Oh golly jeepers golly gosh. It is him. HIM, you know.
BO.
Barak Obama, right here in our wee party in the east village.
"Mr Obama, it is awful nice of you to pop by all the way from DC when you and the missus Michelle have all the high society balls to attend but I guess you promised to make an appearance at all the parties, so you have got to do the rounds, you must be exhausted after the long day you have had , poor wee mite.
Have a wee breather. Listen whilst I have you to myself, I am a BIG fan even if I was not allowed to vote for you. But please do pass a law quickly to make the SP blog compulsory reading for all Americans, some comedy would do the folks here the world of good as everyone is a little down about the economy, well just a bit. But some people have not noticed too much, well maybe the few that sadly are in a coma in a hospital bed, but they vote too or someone votes for them, so try not to worry about it all tonight on your first night as president.
Actually you don't look too well, no wonder you are sitting quietly in the corner. I will get Jan to bring you a nice refreshing orange juice, sit right there and don't move. Relax, the SP is on it. Why don't you put that heavy blue ball down, no one will steal it here, the East village is gentrified now."
Well I had better get toodling off as my wee toe is killing me note the orthopedic unsexy shoe and I promised Wee Mumsy I would only go out for ten minutes.
Night all you presidents past and future, good luck to you all I say.
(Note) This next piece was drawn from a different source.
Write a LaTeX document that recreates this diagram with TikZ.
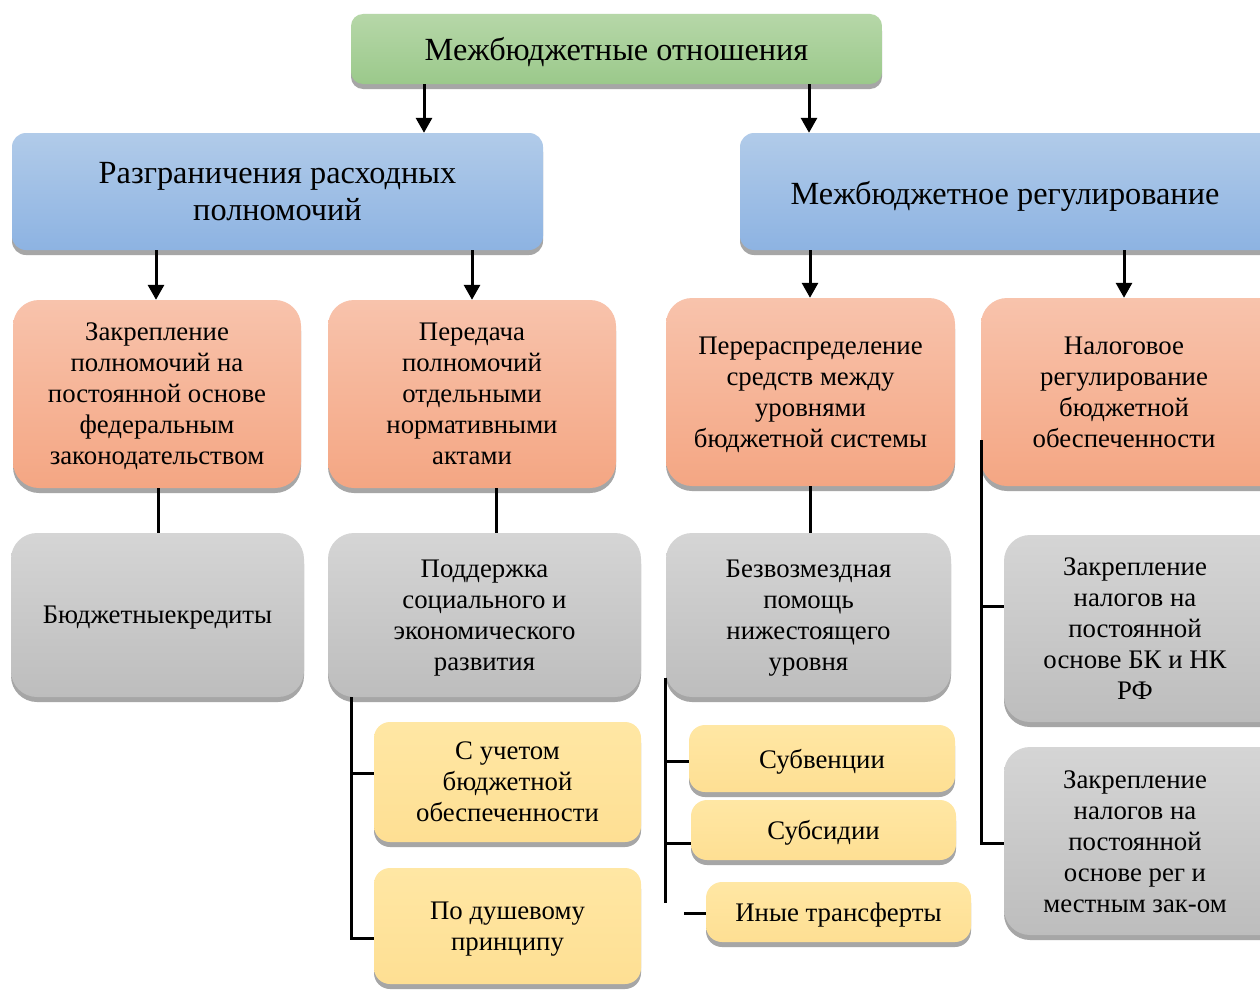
\documentclass[tikz,border=0pt]{standalone}
\usepackage{fontspec}
\setmainfont{Liberation Serif}
\usetikzlibrary{arrows.meta,shadows}
\definecolor{gT}{HTML}{B6D7A8}\definecolor{gB}{HTML}{9BC98B}
\definecolor{bT}{HTML}{B1CBE9}\definecolor{bB}{HTML}{8DB3E2}
\definecolor{oT}{HTML}{F8C3AC}\definecolor{oB}{HTML}{F4A683}
\definecolor{sT}{HTML}{D5D5D5}\definecolor{sB}{HTML}{BDBDBD}
\definecolor{yT}{HTML}{FFE7A4}\definecolor{yB}{HTML}{FEDF93}
\definecolor{shd}{HTML}{A6A6A6}
\begin{document}
\begin{tikzpicture}[x=1pt,y=-1pt,
  box/.style={draw=none, inner sep=0pt, align=center, text depth=0pt,
    drop shadow={shadow xshift=0pt,shadow yshift=-5pt,fill=shd,opacity=1}},
  greenbox/.style={box, rounded corners=12pt, top color=gT, bottom color=gB,
    font=\fontsize{32.3}{38}\selectfont},
  bluebox/.style={box, rounded corners=14pt, top color=bT, bottom color=bB,
    font=\fontsize{32.3}{37}\selectfont},
  orbox/.style={box, rounded corners=26pt, top color=oT, bottom color=oB,
    font=\fontsize{26.8}{31}\selectfont},
  graybox/.style={box, rounded corners=26pt, top color=sT, bottom color=sB,
    font=\fontsize{26.8}{31}\selectfont},
  yelbox/.style={box, rounded corners=16pt, top color=yT, bottom color=yB,
    font=\fontsize{26.8}{31}\selectfont},
  txt/.style={inner sep=0pt, align=center, font=\fontsize{26.8}{31}\selectfont},
  arr/.style={line width=3pt, -{Triangle[length=15pt,width=16pt]}},
  ln/.style={line width=3pt}
]
\useasboundingbox (0,0) rectangle (1260,990);
\fill[white] (0,0) rectangle (1260,990);
\clip (0,0) rectangle (1260,990);

% top
\node[greenbox, minimum width=531pt, minimum height=70pt] (top) at (616.5,49) {Межбюджетные отношения};

% level 1
\node[bluebox, minimum width=531pt, minimum height=117pt] (bl) at (277.5,191.5) {Разграничения расходных\\полномочий};
\node[bluebox, minimum width=560pt, minimum height=117pt] (br) at (1020,191.5) {};
\node[txt, font=\fontsize{32.3}{37}\selectfont] (brt) at (1005,196) {Межбюджетное регулирование};

% level 2
\node[orbox, minimum width=288pt, minimum height=188pt] (oa) at (157,394) {Закрепление\\полномочий на\\постоянной основе\\федеральным\\законодательством};
\node[orbox, minimum width=288pt, minimum height=188pt] (ob) at (472,394) {Передача\\полномочий\\отдельными\\нормативными\\актами};
\node[orbox, minimum width=289pt, minimum height=188pt] (oc) at (810.5,392) {Перераспределение\\средств между\\уровнями\\бюджетной системы};
\node[orbox, minimum width=330pt, minimum height=188pt] (od) at (1146,392) {};
\node[txt] (odt) at (1124,392) {Налоговое\\регулирование\\бюджетной\\обеспеченности};

% level 3
\node[graybox, minimum width=293pt, minimum height=164pt] (ga) at (157.5,615) {Бюджетныекредиты};
\node[graybox, minimum width=313pt, minimum height=164pt] (gb) at (484.5,615) {Поддержка\\социального и\\экономического\\развития};
\node[graybox, minimum width=285pt, minimum height=164pt] (gc) at (808.5,615) {Безвозмездная\\помощь\\нижестоящего\\уровня};
\node[graybox, minimum width=290pt, minimum height=187pt] (gd) at (1149,628.5) {};
\node[txt] (gdt) at (1135,629) {Закрепление\\налогов на\\постоянной\\основе БК и НК\\РФ};
\node[graybox, minimum width=290pt, minimum height=188pt] (ge) at (1149,841) {};
\node[txt] (get) at (1135,842) {Закрепление\\налогов на\\постоянной\\основе рег и\\местным зак-ом};

% yellow
\node[yelbox, minimum width=267pt, minimum height=120pt] (ya) at (507.5,782) {С учетом\\бюджетной\\обеспеченности};
\node[yelbox, minimum width=267pt, minimum height=116pt] (yb) at (507.5,926) {По душевому\\принципу};
\node[yelbox, minimum width=266pt, minimum height=67pt] (yc) at (822,758.5) {Субвенции};
\node[yelbox, minimum width=265pt, minimum height=60pt] (yd) at (823.5,830) {Субсидии};
\node[yelbox, minimum width=265pt, minimum height=60pt] (ye) at (838.5,912) {Иные трансферты};

% arrows
\draw[arr] (top.south -| 424,0) -- (bl.north -| 424,0);
\draw[arr] (top.south -| 809,0) -- (br.north -| 809,0);
\draw[arr] (bl.south -| 156,0) -- (oa.north -| 156,0);
\draw[arr] (bl.south -| 472,0) -- (ob.north -| 472,0);
\draw[arr] (br.south -| 810,0) -- (oc.north -| 810,0);
\draw[arr] (br.south -| 1124,0) -- (od.north -| 1124,0);

% plain connectors
\draw[ln] (oa.south -| 158,0) -- (ga.north -| 158,0);
\draw[ln] (ob.south -| 496,0) -- (gb.north -| 496,0);
\draw[ln] (oc.south -| 810,0) -- (gc.north -| 810,0);

\coordinate (b1) at (351,697);
\draw[ln] (b1) |- (yb.west |- 0,938);
\draw[ln] (b1 |- 0,773) -- (ya.west |- 0,773);

\coordinate (c1) at (665,678);
\coordinate (c2) at (665,903);
\draw[ln] (c1) -- (c2);
\draw[ln] (c1 |- 0,761) -- (yc.west |- 0,761);
\draw[ln] (c1 |- 0,843) -- (yd.west |- 0,843);
\coordinate (e1) at (684,913);
\draw[ln] (e1) -- (ye.west |- e1);

\coordinate (d1) at (981,440);
\draw[ln] (d1) |- (ge.west |- 0,843);
\draw[ln] (d1 |- 0,606) -- (gd.west |- 0,606);
\end{tikzpicture}
\end{document}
Hey hold on, who is this poor unfortunate at the door? What is he holding? That looks might heavy, that beach ball.
Nothing, what a let down.
Gregoria, you should at least add a smell, that is what your public wants and needs, take note, the SP is not happy now. I do not know if I have a vase big enough for these ones. Maybe they are supposed to hang on the wall and never leave the wall. A bit sad when you can not take the flowers home after a party, I always try to as they throw them out anyway. Funny kind of flowers but cool, surreal, trippy colors, very festive. I like them, maybe Gregoria will make some for me if I ask him nicely.
Oh here is another president, President Gregoria, and his hat is on straight and his stars and stripes cape is tres elegant. He made all these flowers in the background as he is a trendy avant garde sculptor in his spare time. Presidents have hobbies, remember they are human too, just like you and me.
"Oh good he is gone, he is not really a good looser is he. Michael, you can bring out your Obama clock necklace again, he toddled off to the bar to drink away his sorrows, it seems. We should be nice to him as he is human just like you and me." I told my friends, who were quaking with fear , as you can see, after such a scary encounter.
We learned that at Princess School, even the most annoying person is also human and part of your LLS Loyal and Loving Subjects community so be nice to all.
"Oh jeepers creepers, put that gun down, you are not allowed to wave guns here in the East Village.
It was him with the red top, Michael Cha, said you should go home, I am a big gatecrasher myself so as far as I am concerned you are welcome and go get yourself a beer over there, just put the weapon down, nice old man.Calm yersel' doon." (Ialways revert to the Glaswegian dialect when I get scared)
"It should have been me. Why did I not get GW t-shirts and clocks and magnets? It is not fair." Howled GW ( he seems a tad depressed poor wee thing).
"Because no one liked you," said Captain Dave, under his breath, but I could certainly hear it.
"SSSSHHH have some compassion, Captain Dave, can't you see the man is upset." I nudged my captain in the ribs.
There is nothing meaner than gloating, even if it IS true. A princess is nice to everybody that is number one in my Rules Manual.